“Purtroppo il tempo per correggere la situazione è ampiamente scaduto. Non c’è altro da fare che prepararci ad eventi legati al cambiamento climatico altrettanto devastanti dell’ondata di calore in Nordamerica e delle drammatiche alluvioni in Germania e Belgio. Ciò non toglie naturalmente che occorra comunque agire senza esitazioni per evitare disgrazie ancora più catastrofiche”. È quanto sostiene Jeffrey Sachs, docente di Economia dello sviluppo alla Columbia di New York, in un’intervista a Repubblica.
“Bisogna smantellare la rete di potere e interessi sostenuta dall’industria dei combustibili fossili. È inutile girarci intorno: le compagnie petrolifere occidentali avranno anche varato, quale più quale meno, iniziative di contenimento delle emissioni, comunque da migliorare senza esitazioni né sconti, ma il problema è globale e finché non si saranno associati i Paesi che continuano a inquinare come se nulla fosse, la situazione non potrà che peggiorare”.
“Beh, l’elenco è talmente lungo che rischiamo di dimenticarne tanti – continua Sachs -. A tutti va detto forte e chiaro: l’epoca dei combustibili fossili è finita. E ai regimi autocratici bisogna far capire che non possono più cercare il consenso permettendo l’inquinamento. Preparatevi piuttosto, deve essere il messaggio, senza più ritardi alle emissioni zero del 2050. Quali sono? Intanto Cina e India dove la maggior parte dell’energia continua a derivare dal carbone, e scusate se è poco. Poi Russia, Arabia Saudita, Australia, Indonesia, Canada, Messico, e naturalmente, anzi prioritariamente Stati Uniti.”

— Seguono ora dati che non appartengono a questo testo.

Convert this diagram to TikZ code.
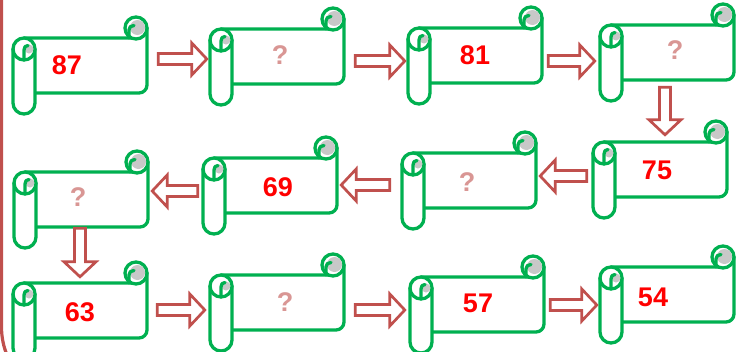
\documentclass[tikz,border=0pt]{standalone}
\usepackage{fontspec}
\setmainfont{Liberation Sans}
\usepackage{tikz}
\usetikzlibrary{calc}
\usepackage{xcolor}
\definecolor{scrollgreen}{RGB}{0,176,80}
\definecolor{scrollgray}{RGB}{200,200,200}
\definecolor{arrowred}{RGB}{192,80,77}
\definecolor{numred}{RGB}{255,0,0}
\definecolor{askpink}{RGB}{217,150,148}

\tikzset{blockarrow/.style={draw=arrowred, line width=2.7pt, fill=white, line join=miter,
  to path={let \p1=($(\tikztotarget)-(\tikztostart)$), \n1={atan2(\y1,\x1)}, \n2={veclen(\x1,\y1)} in
    ($(\tikztostart)+(\n1+90:5.5pt)$) -- ($(\tikztostart)+(\n1:\n2-15pt)+(\n1+90:5.5pt)$)
    -- ($(\tikztostart)+(\n1:\n2-15pt)+(\n1+90:16pt)$) -- (\tikztotarget)
    -- ($(\tikztostart)+(\n1:\n2-15pt)+(\n1-90:16pt)$) -- ($(\tikztostart)+(\n1:\n2-15pt)+(\n1-90:5.5pt)$)
    -- ($(\tikztostart)+(\n1-90:5.5pt)$) -- cycle}}}

% scroll: name, left, top
\newcommand{\scrollbox}[3]{%
  \begin{scope}[shift={(#2,#3)}]
    \draw[scroll, fill=white] (11,0) -- (123,0) -- (134,-10) -- (134,47)
      .. controls (134,51.4) and (130.4,55) .. (126,55) -- (11,55) -- cycle;
    \draw[scroll, fill=white] (123,-10) circle (11);
    \fill[scrollgray] (124.5,-10.5) circle (7.5);
    \draw[scroll] (116,0) -- (116,-8) .. controls (116,-11) and (118,-12.5) .. (121,-12.5);
    \draw[scroll, fill=white, rounded corners=11pt] (0,0) rectangle (22,76);
    \draw[scroll] (0,11) .. controls (0,17.1) and (4.9,22) .. (11,22) .. controls (17.1,22) and (22,17.1) .. (22,11);
    \fill[scrollgray] (16,11) circle (4.5);
    \draw[scroll] (11,22) -- (11,12) .. controls (11,9) and (12.5,7.5) .. (15,7.5);
    \node[inner sep=0, minimum width=134pt, minimum height=55pt] (#1) at (67,27.5) {};
  \end{scope}}

\begin{document}
\begin{tikzpicture}[x=1pt, y=-1pt]

  \tikzstyle{scroll}=[draw=scrollgreen, line width=3.3pt, line join=round, line cap=round]
  \tikzstyle{num}=[font=\fontsize{27}{30}\selectfont\bfseries, text=numred, inner sep=0]
  \tikzstyle{ask}=[font=\fontsize{27}{30}\selectfont\bfseries, text=askpink, inner sep=0]

  \useasboundingbox (0,0) rectangle (739,351);
  \clip (0,0) rectangle (739,351);

  % frame on the left
  \draw[arrowred, line width=3.2pt, rounded corners=74pt] (1.5,-5) -- (1.5,401) -- (300,401);

  \scrollbox{s1}{13}{38}
  \scrollbox{s2}{210}{29}
  \scrollbox{s3}{408}{28}
  \scrollbox{s4}{600}{25}
  \scrollbox{s5}{14}{172}
  \scrollbox{s6}{203}{158}
  \scrollbox{s7}{402}{153}
  \scrollbox{s8}{593}{142}
  \scrollbox{s9}{13}{283}
  \scrollbox{s10}{210}{275}
  \scrollbox{s11}{410}{277}
  \scrollbox{s12}{600}{267}

  \node[num] (t1) at (67,65) {87};
  \node[ask] (t2) at (280,55) {?};
  \node[num] (t3) at (475,55) {81};
  \node[ask] (t4) at (675,50) {?};
  \node[ask] (t5) at (78,197) {?};
  \node[num] (t6) at (278,187) {69};
  \node[ask] (t7) at (467,182) {?};
  \node[num] (t8) at (657,170) {75};
  \node[num] (t9) at (80,312) {63};
  \node[ask] (t10) at (285,302) {?};
  \node[num] (t11) at (478,303) {57};
  \node[num] (t12) at (653,297) {54};

  % arrows
  \draw[blockarrow] ([shift={(11,-6.5)}]s1.east) to ([shift={(-3,2.5)}]s2.west);
  \draw[blockarrow] ([shift={(11,4.5)}]s2.east) to ([shift={(-3,5.5)}]s3.west);
  \draw[blockarrow] ([shift={(6,5.5)}]s3.east) to ([shift={(-5,8.5)}]s4.west);
  \draw[blockarrow] ([shift={(-2,7)}]s4.south) to ([shift={(5,-7)}]s8.north);
  \draw[blockarrow] ([shift={(-6,6.5)}]s8.west) to ([shift={(4,-4.5)}]s7.east);
  \draw[blockarrow] ([shift={(-12,4.5)}]s7.west) to ([shift={(4,-0.5)}]s6.east);
  \draw[blockarrow] ([shift={(-5,5.5)}]s6.west) to ([shift={(4,-8.5)}]s5.east);
  \draw[blockarrow] ([shift={(-1,1)}]s5.south) to ([shift={(0,-6)}]s9.north);
  \draw[blockarrow] ([shift={(10,-0.5)}]s9.east) to ([shift={(-5,7.5)}]s10.west);
  \draw[blockarrow] ([shift={(11,7.5)}]s10.east) to ([shift={(-5,5.5)}]s11.west);
  \draw[blockarrow] ([shift={(6,0.5)}]s11.east) to ([shift={(-3,10.5)}]s12.west);

\end{tikzpicture}
\end{document}
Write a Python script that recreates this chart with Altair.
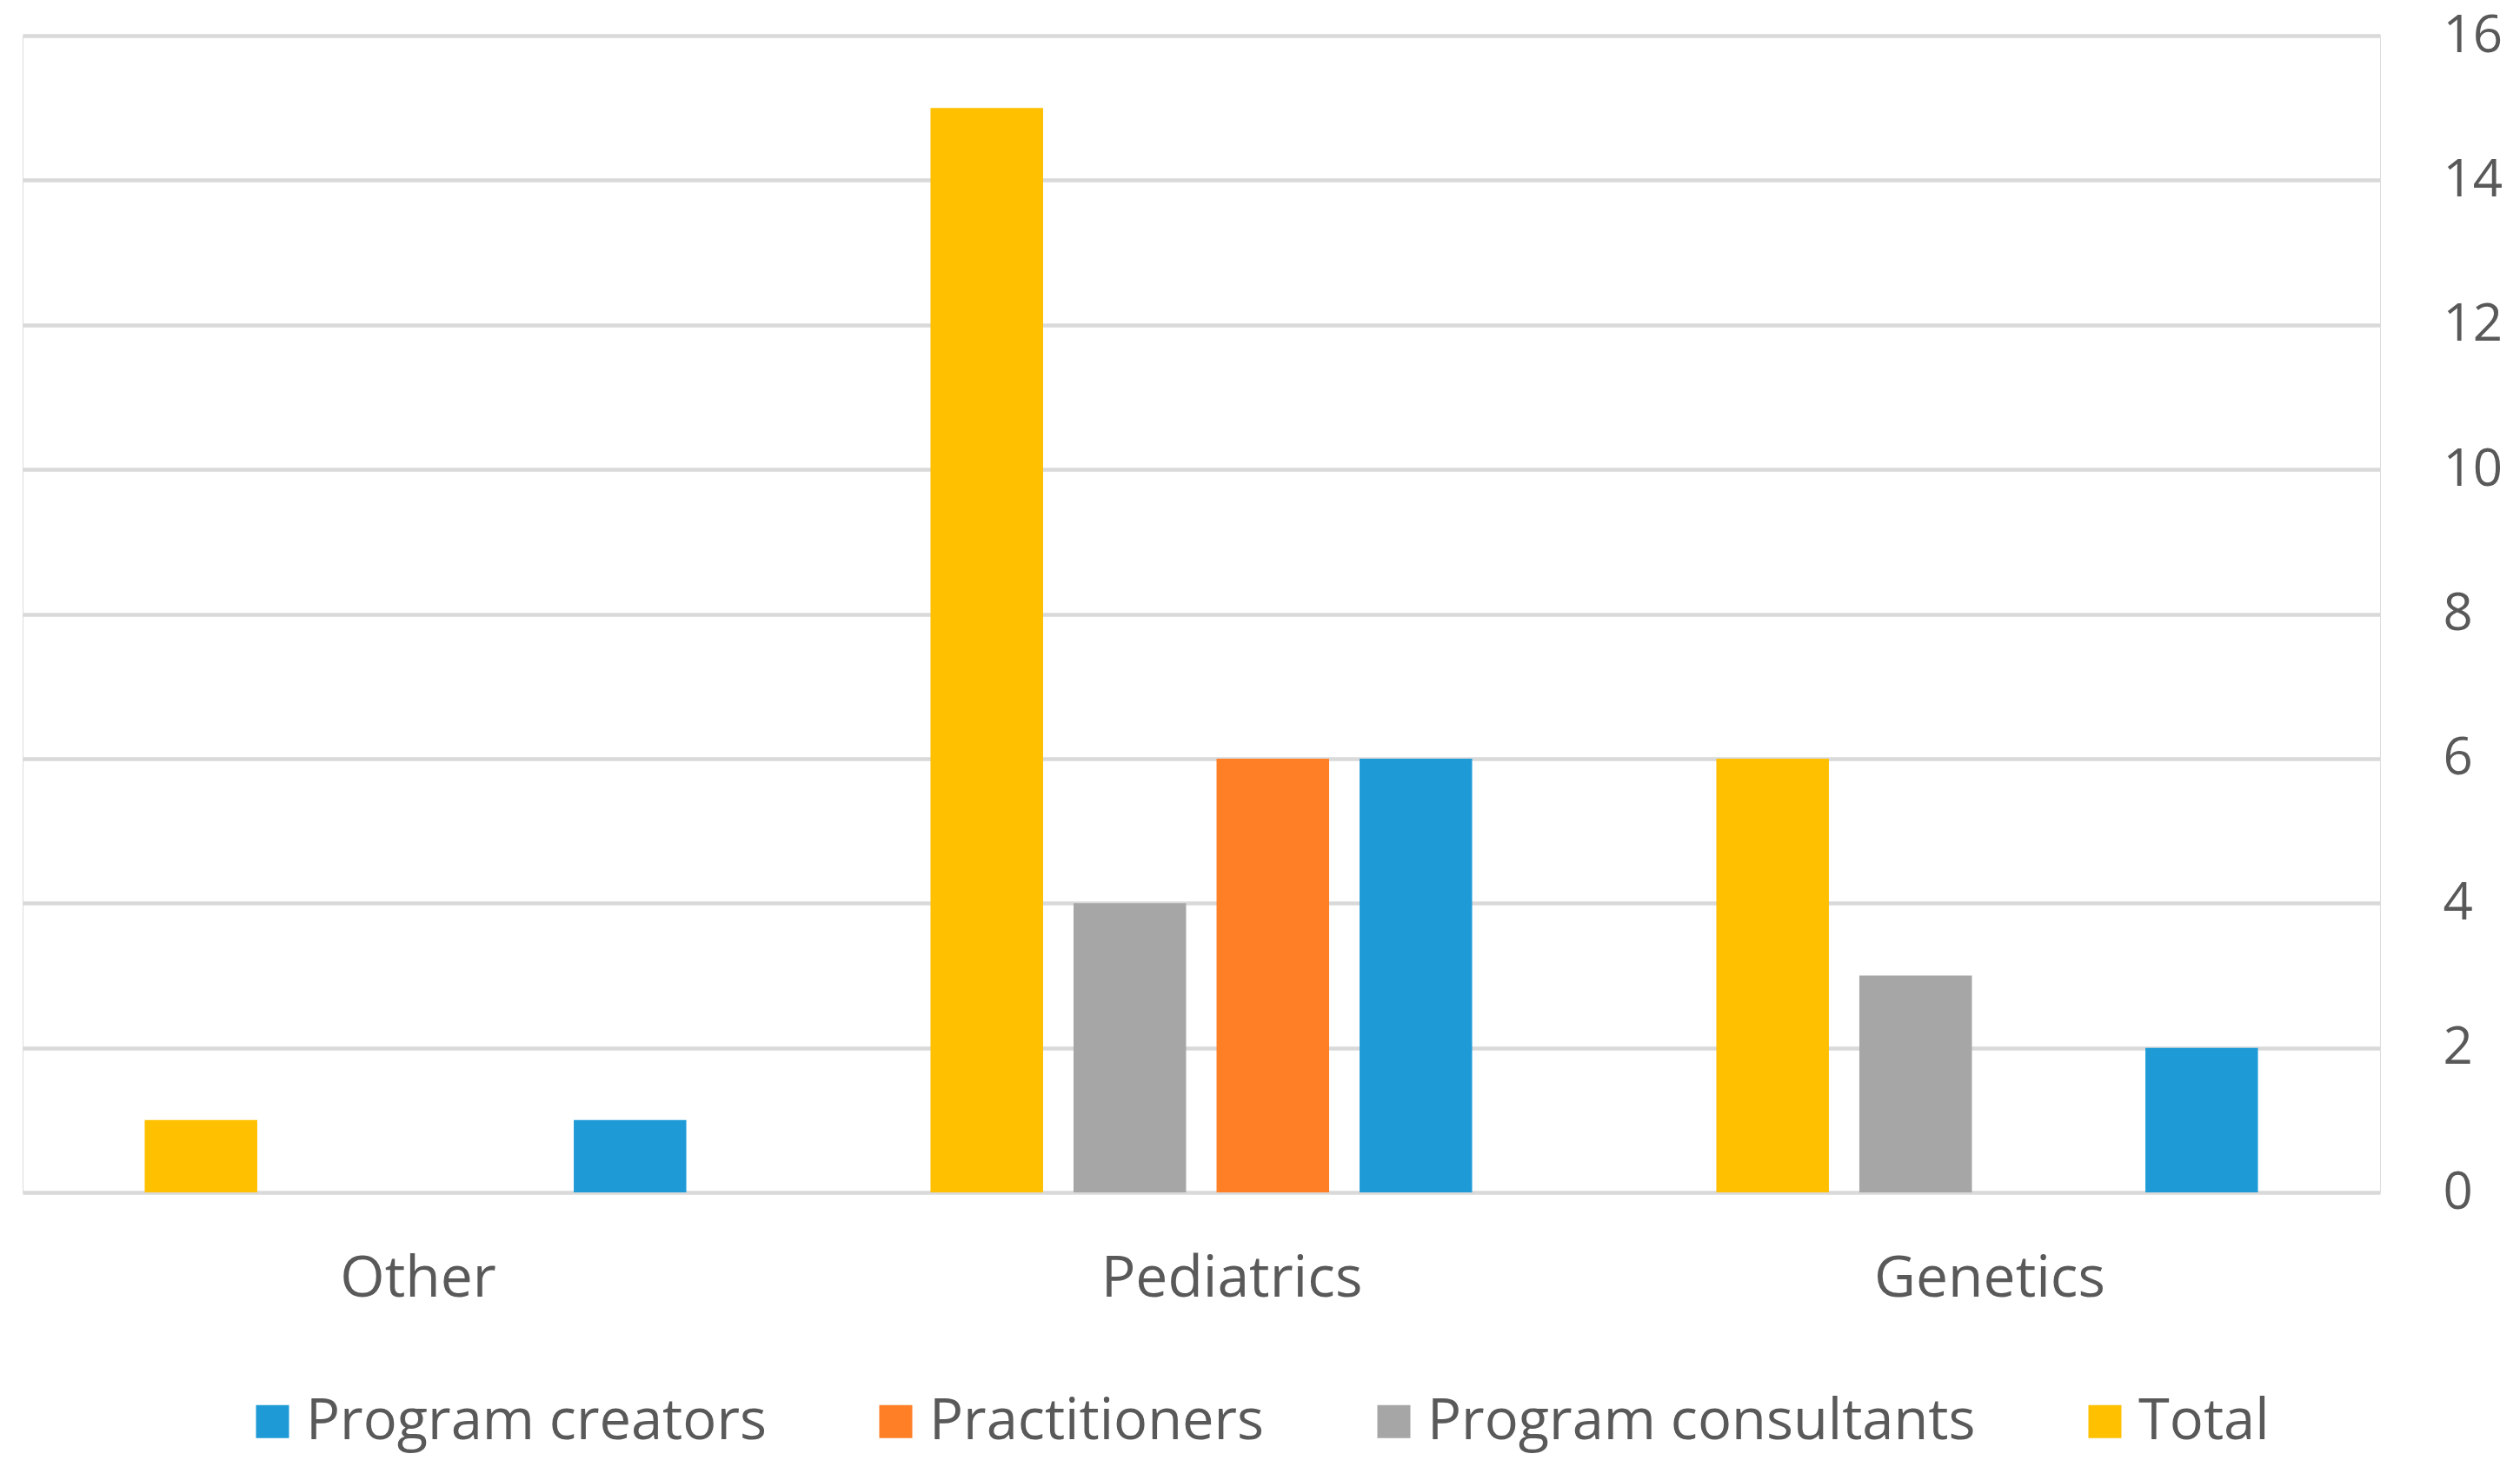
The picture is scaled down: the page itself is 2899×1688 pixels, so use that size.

E proprio rispetto agli Usa, sull’Europa Sachs dice: “L’Europa mi sembra più pronta, malgrado non manchino contrasti interni, ad adottare soluzioni positive perché soffre meno della potenza dell’industria del fossile. Il Green New Deal è un’ottima iniziativa, ed è anche giusto che sia partito con grandi ambizioni per poi eventualmente smussare qualcosa. L’Europa potrebbe anche lavorare a un accordo con la Cina, visto che l’America si è incartata in una sorta di guerra fredda con Pechino che distoglie attenzione ed energie dalla questione climatica. A quel punto, di fronte a un’iniziativa del genere, gli Stati Uniti probabilmente seguirebbero sulla via della decarbonizzazione.”
Ma veniamo al punto. In tema, ad esempio, di emissioni di CO2 occorre fare una distinzione tra livelli generali e quelli procapite. Come emerge chiaramente dal grafico 1 (per approfondire il tema visita My Data Jungle), i principali paesi inquinanti al mondo sono in ordine decrescente: Cina, Usa, India, Russia e Canada. Prendendo invece in riferimento i valori procapite (graf. 2) la situazione cambia: Usa, Canada, Russia, Cina e India. Dunque, il graf. 1 mette in luce quali paesi ancora prima degli altri è necessario che riducano le loro emissioni complessive. Il graf. 2 ci ricorda, in realtà, che il primo modello economico-produttivo a dover cambiare è quello nordamericano (a differenza di quanto sostiene Sachs).